All,
I have a JSON log coming in from Akamai. 99% of searches against this data are using the field cliIP":"1.2.3.4" . Mind you, it's a dump from a cloud service, so there is no host field right now.
Given that it stands to reason that we should give that field some sort of priority in the index. My understanding is that an index-time extraction is a solution for this?
1) thought on that?
2) How would I build an index-time extract against json? Worried there is some special option I'll miss.
For JSON, I'd recommend enabling INDEXED_EXTRACTIONS=json
in props.conf giving you automatic index-time fields.
http://docs.splunk.com/Documentation/Splunk/6.4.0/Data/Extractfieldsfromfileswithstructureddata
Sorry, I am not following the documentation very well. Does this turn every value into an index time extraction?
In an automated way, yes.
Wouldn't making every field an index time extraction be a really big hit in performance?
The indexing performance hit is not that bad, after all it's only one (complicated) extraction running, not hundreds for every imaginable field in your data.
There will be some space consumed of course, how much depends on your data. Based on my limited use, it's not too bad. Search-time speed certainly makes up for this - you can skip building an accelerated data model for many use cases, for example.
@martin_mueller,
I plan to run a process on a remote computer that:
I'm already doing this successfully on a small scale (with a few events). Currently, I'm using KV_MODE=json
, to perform search-time extraction, but I think that you're recommending specifying INDEXED_EXTRACTIONS=json
instead, to perform index-time extraction, right?
I'm very curious about this: this choice has been on my mind, too. I'd be very interested to hear more from anyone in a similar situation. I'm concerned not just about index size, but also about whether, with the extra processing introduced at index time by index-time extraction, I'll need to load balance across more indexers to handle the incoming (TCP) stream of thousands of events.
Indexers typically are more busy with running searches than with indexing... so a little more indexing load that potentially takes a lot off search load can actually save net indexer capacity.
How this tradeoff turns out depends on your environment, search load, and data. I'd just run it and watch what happens.

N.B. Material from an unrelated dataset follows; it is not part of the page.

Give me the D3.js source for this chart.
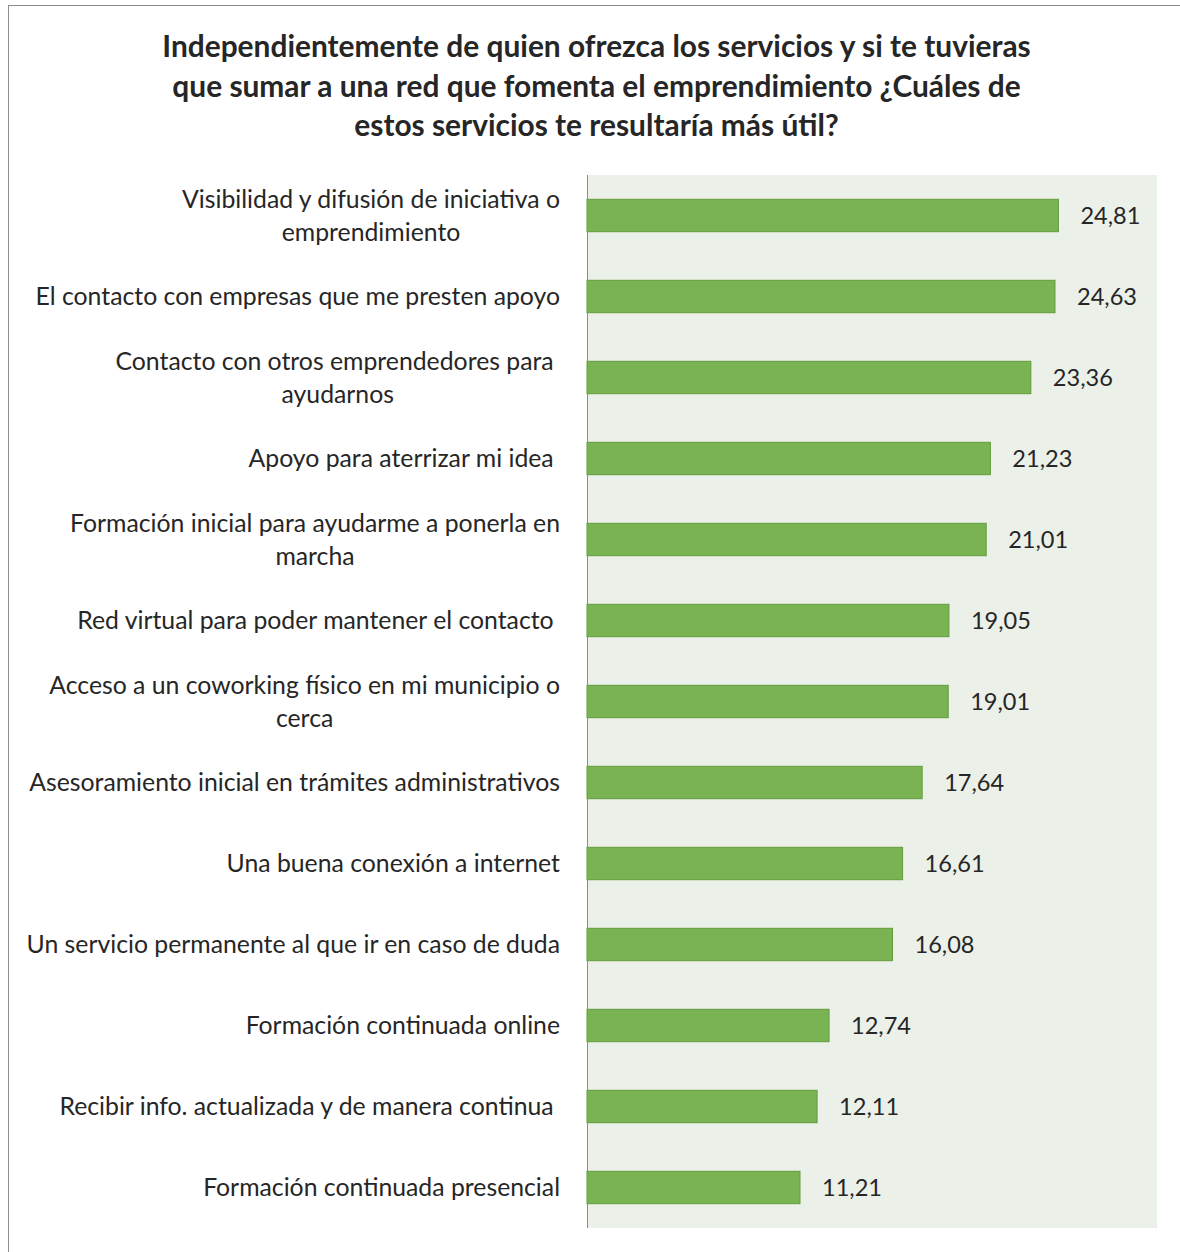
<!DOCTYPE html>
<html>
<head>
<meta charset="utf-8">
<script src="https://cdn.jsdelivr.net/npm/d3@7"></script>
<style>
  body { margin: 0; background: #ffffff; }
  svg { display: block; }
  text { font-family: Lato, "Open Sans", sans-serif; fill: #262626; white-space: pre; }
</style>
</head>
<body>
<svg id="chart" width="1180" height="1252"></svg>
<script>
// ---------- DATA ----------
const titleLines = [
  "Independientemente de quien ofrezca los servicios y si te tuvieras",
  "que sumar a una red que fomenta el emprendimiento ¿Cuáles de",
  "estos servicios te resultaría más útil?"
];
const categories = [
  "Visibilidad y difusión de iniciativa o\nemprendimiento",
  "El contacto con empresas que me presten apoyo",
  "Contacto con otros emprendedores para \nayudarnos",
  "Apoyo para aterrizar mi idea ",
  "Formación inicial para ayudarme a ponerla en\nmarcha",
  "Red virtual para poder mantener el contacto ",
  "Acceso a un coworking físico en mi municipio o\ncerca",
  "Asesoramiento inicial en trámites administrativos",
  "Una buena conexión a internet",
  "Un servicio permanente al que ir en caso de duda",
  "Formación continuada online",
  "Recibir info. actualizada y de manera continua ",
  "Formación continuada presencial"
];
const values = [24.81, 24.63, 23.36, 21.23, 21.01, 19.05, 19.01, 17.64, 16.61, 16.08, 12.74, 12.11, 11.21];
const xDomain = [0, 30];

// ---------- LAYOUT ----------
const svg = d3.select("#chart");
const plot = { left: 587, right: 1157, top: 175, bottom: 1228 };

const x = d3.scaleLinear().domain(xDomain).range([plot.left, plot.right]);
const y = d3.scaleBand().domain(categories).range([plot.top, plot.bottom]).paddingInner(0.6).paddingOuter(0.3);

const locale = d3.formatLocale({ decimal: ",", thousands: ".", grouping: [3], currency: ["", "€"] });
const fmt = locale.format(".2f");

// measuring helper
const tmp = svg.append("text").attr("x", -1000).attr("y", -1000);
function measure(str, size, weight) {
  tmp.attr("font-size", size).attr("font-weight", weight || "normal").text(str);
  return tmp.node().getComputedTextLength();
}
const labelSize = 24 * 531 / measure("Asesoramiento inicial en trámites administrativos", 24);
const valueSize = 24 * 60 / measure("24,81", 24);
const titleSize = 27 * 869 / measure(titleLines[0], 27, "bold");
tmp.remove();

// outer border
svg.append("rect")
  .attr("x", 8.5).attr("y", 5.5).attr("width", 1300).attr("height", 1400)
  .attr("fill", "#ffffff").attr("stroke", "#8c8c8c").attr("stroke-width", 1);

// title
svg.append("g").selectAll("text").data(titleLines).join("text")
  .attr("x", 596.5)
  .attr("y", (d, i) => 57 + i * 39.5)
  .attr("text-anchor", "middle")
  .attr("font-weight", "bold")
  .attr("font-size", titleSize)
  .attr("fill", "#0d0d0d")
  .text(d => d);

// plot background
svg.append("rect")
  .attr("x", plot.left).attr("y", plot.top)
  .attr("width", plot.right - plot.left).attr("height", plot.bottom - plot.top)
  .attr("fill", "#ebf0e9");

// bars
svg.append("g").selectAll("rect").data(values).join("rect")
  .attr("x", x(0))
  .attr("y", (d, i) => y(categories[i]))
  .attr("width", d => x(d) - x(0))
  .attr("height", y.bandwidth())
  .attr("fill", "#7ab352")
  .attr("stroke", "#629c3d")
  .attr("stroke-width", 1);

// value labels
svg.append("g").selectAll("text").data(values).join("text")
  .attr("x", d => x(d) + 22)
  .attr("y", (d, i) => y(categories[i]) + y.bandwidth() / 2)
  .attr("dy", "0.35em")
  .attr("font-size", valueSize)
  .text(d => fmt(d));

// category axis line
svg.append("line")
  .attr("x1", plot.left + 0.5).attr("x2", plot.left + 0.5)
  .attr("y1", plot.top).attr("y2", plot.bottom)
  .attr("stroke", "#8c8c8c").attr("stroke-width", 1);

// category labels (right-aligned block, lines centred within it)
const labelRight = 560;
const lineGap = 33;
const lg = svg.append("g");
categories.forEach((c, i) => {
  const lines = c.split("\n");
  const widths = lines.map(l => {
    const t = lg.append("text").attr("font-size", labelSize).text(l);
    const w = t.node().getComputedTextLength();
    t.remove();
    return w;
  });
  const blockW = d3.max(widths);
  const cx = labelRight - blockW / 2;
  const cy = y(c) + y.bandwidth() / 2;
  lines.forEach((l, j) => {
    lg.append("text")
      .attr("x", cx)
      .attr("y", cy + (j - (lines.length - 1) / 2) * lineGap)
      .attr("dy", "0.35em")
      .attr("text-anchor", "middle")
      .attr("font-size", labelSize)
      .text(l);
  });
});
</script>
</body>
</html>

I wouldn't suggest turning on indexed extractions in production without testing the effect it has on the index size and real-world performance. Testing with a json audit log that I had available (containing 10 fields), indexed extractions cost double the storage and I imagine it could cost much more. It may not be worth the extra storage because searches on IP addresses should be fairly efficient to begin with.